Electronic Academic Publishing Inevitable (or I told ya so….)

On various occasions in this blog and elsewhere, I’ve argued that it seems increasingly obvious to me that almost all publishing for fields like English studies and composition and rhetoric will be done electronically. This is perhaps most likely with journals– heck, even the less than techno-savvy CCCC now is available electronically before the paper copy arrives– but I also think it’s going to happen with books too.

Anyway, not that I’m the only one who has had this crazy notion before, but you’ve heard it here before. Now, according to the July 14 issue of Inside Higher Ed and the article “New Model for Scholarly Publishing,” it turns out I’m right. Maybe.

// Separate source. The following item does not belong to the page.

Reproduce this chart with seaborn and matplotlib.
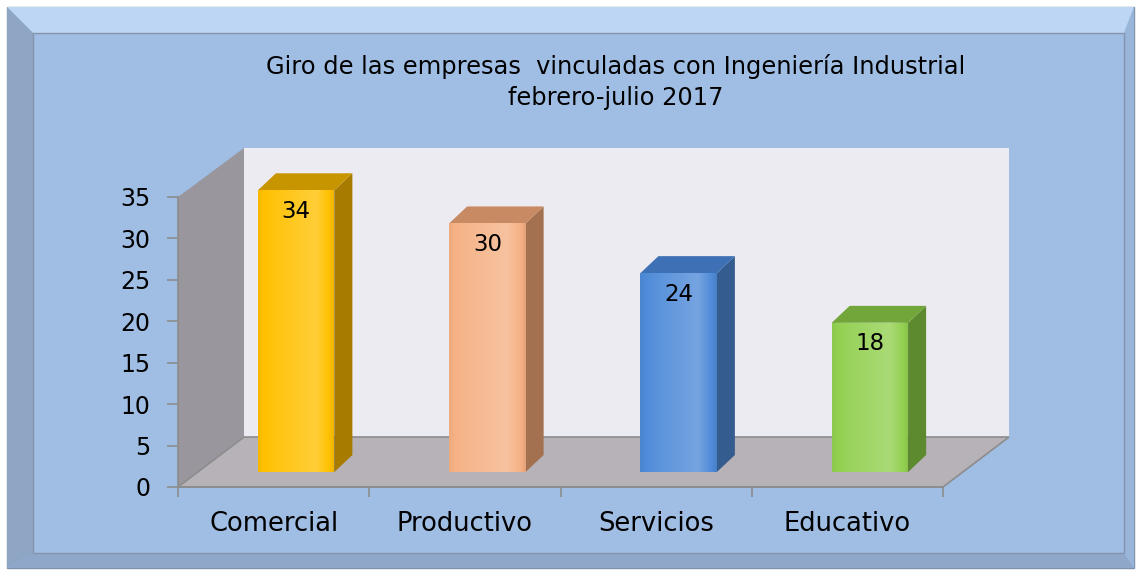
import numpy as np
import matplotlib
matplotlib.use("Agg")
import matplotlib.pyplot as plt
from matplotlib.patches import Polygon
import seaborn as sns

# datos
categorias = ["Comercial", "Productivo", "Servicios", "Educativo"]
valores = [34, 30, 24, 18]
color_frente = ["#FFC000", "#F5B184", "#4F8BD8", "#92D050"]
color_lado = ["#A67B00", "#A3714F", "#345C8E", "#5E8A2F"]
color_tapa = ["#C79500", "#C88A63", "#3D70B4", "#72A63B"]
titulo = "Giro de las empresas  vinculadas con Ingeniería Industrial\nfebrero-julio 2017"
yticks = [0, 5, 10, 15, 20, 25, 30, 35]

W, H = 1138, 575
sns.set_style("white")
plt.rcParams['font.family'] = ['DejaVu Sans']

fig = plt.figure(figsize=(W / 100, H / 100), dpi=100)
fig.patch.set_facecolor("white")


def fp(pts):
    # pixeles -> coordenadas de figura
    return [(x / W, 1 - y / H) for x, y in pts]


def marco(pts, color, **kw):
    fig.patches.append(Polygon(fp(pts), closed=True, transform=fig.transFigure,
                               facecolor=color, zorder=-10, **kw))


# marco biselado
x0, y0, x1, y1 = 7, 7, 1134, 568
i0, j0, i1, j1 = 33, 33, 1124, 553
marco([(x0, y0), (x1, y0), (x1, y1), (x0, y1)], "#A0BDE3", edgecolor="#7F93AD", lw=1)
marco([(x0, y0), (x1, y0), (i1, j0), (i0, j0)], "#BCD6F3", edgecolor="none")
marco([(x0, y0), (i0, j0), (i0, j1), (x0, y1)], "#8EA5C3", edgecolor="none")
marco([(x1, y0), (x1, y1), (i1, j1), (i1, j0)], "#9AB5DA", edgecolor="none")
marco([(x0, y1), (x1, y1), (i1, j1), (i0, j1)], "#8FA8C9", edgecolor="none")
marco([(i0, j0), (i1, j0), (i1, j1), (i0, j1)], "#A0BDE3", edgecolor="#8494AC", lw=1)

# ejes en el plano frontal
L, R, B, T = 178, 943, 487, 197
ax = fig.add_axes([L / W, 1 - B / H, (R - L) / W, (B - T) / H])
ax.set_xlim(-0.5, 3.5)
ax.set_ylim(0, 35)
ax.patch.set_alpha(0)

px_x = (R - L) / 4.0
px_y = (B - T) / 35.0
dx, dy = 66 / px_x, 50 / px_y          # profundidad total
techo = (B - 148) / px_y

gris = "#8C8C8C"
pared = Polygon([(-0.5 + dx, dy), (3.5 + dx, dy), (3.5 + dx, techo), (-0.5 + dx, techo)],
                facecolor="#EDEBF2", edgecolor="none", clip_on=False, zorder=0)
lado = Polygon([(-0.5, 0), (-0.5 + dx, dy), (-0.5 + dx, techo), (-0.5, 35)],
               facecolor="#99979D", edgecolor="none", clip_on=False, zorder=0)
piso = Polygon([(-0.5, 0), (3.5, 0), (3.5 + dx, dy), (-0.5 + dx, dy)],
               facecolor="#B6B2B7", edgecolor=gris, lw=1.2, clip_on=False, zorder=0.5)
for p in (pared, lado, piso):
    ax.add_patch(p)

# barras frontales con seaborn
sns.barplot(x=categorias, y=valores, hue=categorias, palette=color_frente,
            width=0.40, legend=False, ax=ax, zorder=3, saturation=1)

ox, oy = 22.5 / px_x, 15 / px_y         # posicion de la barra dentro del piso
bdx, bdy = 18 / px_x, 17 / px_y         # profundidad de la barra
grad = np.concatenate([np.linspace(-0.04, 0.06, 20), np.linspace(0.06, 0.22, 55),
                       np.linspace(0.22, -0.08, 25)])
for i, p in enumerate(ax.patches[3:]):
    p.set_x(p.get_x() + ox)
    p.set_y(oy)
    p.set_edgecolor("none")
    p.set_clip_on(False)
    x_a, w_b = p.get_x(), p.get_width()
    y_t = oy + p.get_height()
    ax.add_patch(Polygon([(x_a + w_b, oy), (x_a + w_b + bdx, oy + bdy),
                          (x_a + w_b + bdx, y_t + bdy), (x_a + w_b, y_t)],
                         facecolor=color_lado[i], edgecolor="none", zorder=2.9, clip_on=False))
    ax.add_patch(Polygon([(x_a, y_t), (x_a + w_b, y_t), (x_a + w_b + bdx, y_t + bdy),
                          (x_a + bdx, y_t + bdy)],
                         facecolor=color_tapa[i], edgecolor="none", zorder=2.9, clip_on=False))
    # brillo
    img = np.zeros((1, len(grad), 4))
    img[..., :3] = 1.0
    img[0, :, 3] = np.clip(grad, 0, 1)
    dark = grad < 0
    img[0, dark, :3] = 0.0
    img[0, dark, 3] = -grad[dark]
    im = ax.imshow(img, extent=[x_a, x_a + w_b, oy, y_t], aspect="auto",
                   zorder=3.1)
    im.set_clip_on(False)
    im.set_clip_path(p)
    ax.text(x_a + w_b / 2, y_t - 21 / px_y, str(valores[i]), ha="center", va="center",
            fontsize=16.5, color="black", zorder=4)

ax.set_xlim(-0.5, 3.5)
ax.set_ylim(0, 35)

# ejes
for s in ("top", "right"):
    ax.spines[s].set_visible(False)
for s in ("left", "bottom"):
    ax.spines[s].set_color(gris)
    ax.spines[s].set_linewidth(1.2)
ax.set_yticks(yticks)
ax.set_yticklabels([str(v) for v in yticks], fontsize=17)
ax.set_xticks(range(4))
ax.set_xticklabels(categorias, fontsize=18.5)
ax.set_xticks([-0.5, 0.5, 1.5, 2.5, 3.5], minor=True)
ax.tick_params(axis="y", length=8, width=1.2, color=gris, pad=12, left=True,
               labelcolor="black")
ax.tick_params(axis="x", which="major", length=0, pad=17, labelcolor="black")
ax.tick_params(axis="x", which="minor", length=7, width=1.2, color=gris, bottom=True)
ax.set_xlabel("")
ax.set_ylabel("")

fig.text(616 / W, 1 - 82 / H, titulo, ha="center", va="center", fontsize=17.4,
         linespacing=1.4, color="black")

fig.savefig("out.png", dpi=100)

It’s a good piece, one you should read for yourself and one that would probably make good reading in my graduate course on computers and writing (which reminds me: I need to start doing some of the set-up work for that….). A few highlights:

  • “Rice University on Thursday announced a plan to shake up those interconnected problems. Rice University Press, which was killed in 1996, will be revived. But unlike every other university press, it will publish all of its books online only. People will be able to read the books for no charge and to download them for a modest fee. Editors will solicit manuscripts and peer review panels will vet submissions — all in ways that are similar to the systems in traditional publishing.” They go on to say that since the editing and vetting process for these books will be the same as for traditional, “on paper” books, the folks at the reborn Rice UP believe they should “count” the same as traditional books.
  • “And Rice also announced plans Thursday to take on the textbook industry, offering print-on-demand textbook versions of scholarly resources it has been assembling — generally for less than $25.” Hmmm…. perhaps they’d be interested in a little textbook project I’m slowly working to publish electronically….
  • “The home for Rice’s new publishing ventures will be Connexions, the university’s open source site that has been gaining more and more users with its compilation of course and scholarly materials, prepared by professors from all over the world and provided for anyone to use.” What’s interesting to me about Connexions is, at first glance at least, it’s just a Plone-driven CMS with a lot of content.
  • “The Rice press plans also arrive at a time that some scholarly associations are pushing for more recognition for digital scholarship. The Modern Language Association has a special committee working on a proposal to change the tenure process in many ways, one of which is to provide more recognition for work online. English professors have been particularly concerned about the decline of monograph publishing, which has made it especially difficult for them to earn tenure.

    “Sean Latham, associate professor of English and director of the Modernist Journals Project at the University of Tulsa, is a member of the MLA tenure reform committee, and he said Thursday that he was very encouraged by the Rice announcement. ‘This sounds like a fascinating model,’ he said.” So perhaps even the MLA is on board with this one? See, I am right!